Friday, July 26, 2013

Keynote Friday

Kathy Kassidy, from Moose Jaw, Saskatchewan!
Authentic learning, from other children (in New Zealand) rather than from a book- an audience around the world, a global community.
Reading blogs, reading tweets: will this change the ability of children to hang onto their attention to read a whole book?
Instead of live visitors, experts, etc., or in addition to them, invite them to come in by Skype.
Photo galleries are a way for kids to record their learning.

Tom Barrett of NoTosh, on Being Curious

George's (his son's) questions tracked and recorded for six months. Like: can computers keep secrets?
"I used to think, but now I know" comes from things that have challenged us.
Other questions: if a pea had a brain, how big would it be? Why do old men scratch their beards when they,re thinking? What is the crumbliest thing in the world? Would you rather show your bottoms to the whole world, or eat a scorpion?
He much of the world can six year olds explain? Know? We need to maintain that constant gaze through apt he child's eyes.  KEEP QUESTIONING THE WORLD AROUND YOU- NEVER STOP- I want to put this up in my classroom.

Catlin Tucker: Disruption: Now What?
new Realities:
1. What we create is alive.  Using Googledocs keeps the learning current. Kids get real time feedback.
2. Information is everywhere.  Kids don't need to amass huge amounts of knowledge; they need to know how to find out, how to evaluate information. Crowdsourcing as a facet of learning.

3. Social media should be leveraged for learning.  This makes parents and other teachers anxious.  We have unprecedented ability to connect with others outside the classroom. If we teach them how to use it, they will use it richly. Story about Shakespeare sonnet, and learning/ asking all the questions she would have taught them anyway.
4. One student's contributions cannot replace creativity of the group. There is more than one source of information in the room. Take conversations online, where kids jump in who wouldn't necessarily add to a verbal conversation.
5. Our audience is global. It enriches creativity and quality if kids have a digital portfolio that they share with the world.  So many ways to record learning!

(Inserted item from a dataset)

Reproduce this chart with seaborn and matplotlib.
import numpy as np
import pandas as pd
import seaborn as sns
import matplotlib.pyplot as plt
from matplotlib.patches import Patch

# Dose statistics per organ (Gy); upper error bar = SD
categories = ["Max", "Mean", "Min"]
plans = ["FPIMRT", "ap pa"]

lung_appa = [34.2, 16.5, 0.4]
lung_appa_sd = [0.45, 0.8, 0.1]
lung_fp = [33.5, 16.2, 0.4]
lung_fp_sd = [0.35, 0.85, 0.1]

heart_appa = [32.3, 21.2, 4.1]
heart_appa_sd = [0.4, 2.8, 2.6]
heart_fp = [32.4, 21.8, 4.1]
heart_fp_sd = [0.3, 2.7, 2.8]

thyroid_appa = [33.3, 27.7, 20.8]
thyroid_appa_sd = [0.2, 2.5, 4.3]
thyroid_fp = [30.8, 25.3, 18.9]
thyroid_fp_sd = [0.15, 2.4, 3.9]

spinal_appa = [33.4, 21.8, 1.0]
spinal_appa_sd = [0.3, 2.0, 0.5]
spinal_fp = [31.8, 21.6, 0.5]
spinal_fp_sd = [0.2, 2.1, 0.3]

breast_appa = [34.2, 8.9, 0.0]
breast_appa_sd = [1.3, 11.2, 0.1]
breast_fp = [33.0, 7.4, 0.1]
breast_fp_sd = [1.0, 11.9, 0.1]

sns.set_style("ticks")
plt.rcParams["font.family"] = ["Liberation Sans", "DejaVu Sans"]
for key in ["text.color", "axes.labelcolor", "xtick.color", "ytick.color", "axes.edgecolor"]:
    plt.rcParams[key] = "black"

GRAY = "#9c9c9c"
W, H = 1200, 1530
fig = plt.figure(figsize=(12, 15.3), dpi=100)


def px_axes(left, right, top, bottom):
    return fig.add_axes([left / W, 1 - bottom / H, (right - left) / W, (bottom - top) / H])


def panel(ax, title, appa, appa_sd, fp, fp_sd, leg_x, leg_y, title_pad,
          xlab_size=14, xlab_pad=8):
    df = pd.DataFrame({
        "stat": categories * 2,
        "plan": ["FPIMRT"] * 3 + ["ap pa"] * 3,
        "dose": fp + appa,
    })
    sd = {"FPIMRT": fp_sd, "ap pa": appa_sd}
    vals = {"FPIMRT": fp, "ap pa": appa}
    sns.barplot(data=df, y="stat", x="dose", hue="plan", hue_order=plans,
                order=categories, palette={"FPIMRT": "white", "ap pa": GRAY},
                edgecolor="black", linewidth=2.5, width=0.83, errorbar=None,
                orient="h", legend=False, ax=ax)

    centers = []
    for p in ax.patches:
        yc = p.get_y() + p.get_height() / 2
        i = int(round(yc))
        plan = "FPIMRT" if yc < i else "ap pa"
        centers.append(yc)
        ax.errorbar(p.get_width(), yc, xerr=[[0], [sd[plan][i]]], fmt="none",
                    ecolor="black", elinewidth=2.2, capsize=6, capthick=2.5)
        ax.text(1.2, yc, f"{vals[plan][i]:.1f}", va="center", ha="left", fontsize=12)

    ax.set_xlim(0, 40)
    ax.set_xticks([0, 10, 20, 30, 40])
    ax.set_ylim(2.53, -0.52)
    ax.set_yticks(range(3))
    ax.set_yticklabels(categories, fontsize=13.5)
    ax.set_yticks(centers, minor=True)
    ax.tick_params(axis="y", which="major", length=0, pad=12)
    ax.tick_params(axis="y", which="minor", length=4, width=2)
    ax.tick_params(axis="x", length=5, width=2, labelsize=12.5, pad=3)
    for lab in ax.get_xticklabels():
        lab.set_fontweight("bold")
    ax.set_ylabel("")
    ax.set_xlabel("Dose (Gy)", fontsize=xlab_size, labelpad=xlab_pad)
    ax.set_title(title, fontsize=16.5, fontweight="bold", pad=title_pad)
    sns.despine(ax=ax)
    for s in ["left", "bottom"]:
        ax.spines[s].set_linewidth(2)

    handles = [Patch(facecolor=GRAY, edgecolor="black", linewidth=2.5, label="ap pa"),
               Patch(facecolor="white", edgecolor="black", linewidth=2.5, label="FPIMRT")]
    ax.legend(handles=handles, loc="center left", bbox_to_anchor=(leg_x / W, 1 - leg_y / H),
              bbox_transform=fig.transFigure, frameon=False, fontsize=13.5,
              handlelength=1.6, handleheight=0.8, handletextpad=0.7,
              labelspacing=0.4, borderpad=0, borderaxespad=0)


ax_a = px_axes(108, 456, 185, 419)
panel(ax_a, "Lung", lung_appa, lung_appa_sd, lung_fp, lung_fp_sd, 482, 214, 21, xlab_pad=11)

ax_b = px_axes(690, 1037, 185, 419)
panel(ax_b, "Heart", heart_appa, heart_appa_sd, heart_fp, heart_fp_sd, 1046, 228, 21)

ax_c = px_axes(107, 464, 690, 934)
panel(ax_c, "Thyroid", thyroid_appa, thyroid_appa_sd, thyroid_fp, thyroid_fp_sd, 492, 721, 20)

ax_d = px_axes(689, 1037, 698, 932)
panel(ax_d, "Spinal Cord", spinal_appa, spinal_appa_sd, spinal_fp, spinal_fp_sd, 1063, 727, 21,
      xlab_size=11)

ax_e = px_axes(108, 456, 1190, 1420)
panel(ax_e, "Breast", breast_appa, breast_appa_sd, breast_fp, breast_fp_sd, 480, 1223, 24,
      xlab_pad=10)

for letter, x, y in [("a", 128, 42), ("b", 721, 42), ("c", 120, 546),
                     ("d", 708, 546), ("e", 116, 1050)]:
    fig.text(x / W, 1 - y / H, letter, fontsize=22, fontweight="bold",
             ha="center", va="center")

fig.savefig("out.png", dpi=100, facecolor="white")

Alec Couros: Identity Matters
He has 38000 followers on Twitter.

Encourages students to create a digital identity!
Digital Dualism - augments reality
Context Collapse - snap chat, the U C Davis cop who pepper sprayed protestors.  You are always on ?Candid Camera
Positive digital identity - the difference between private and public identity
Social media is what humans crave as needs- to share, create, connect

Amy on the fly
History for music lovers on you tube.  What is the point of making something if you're not going to share it? What you get in return: connections, feedback, recognition. "Dare to make and share." French Revolution by Lady Gaga. A student wrote the lyrics.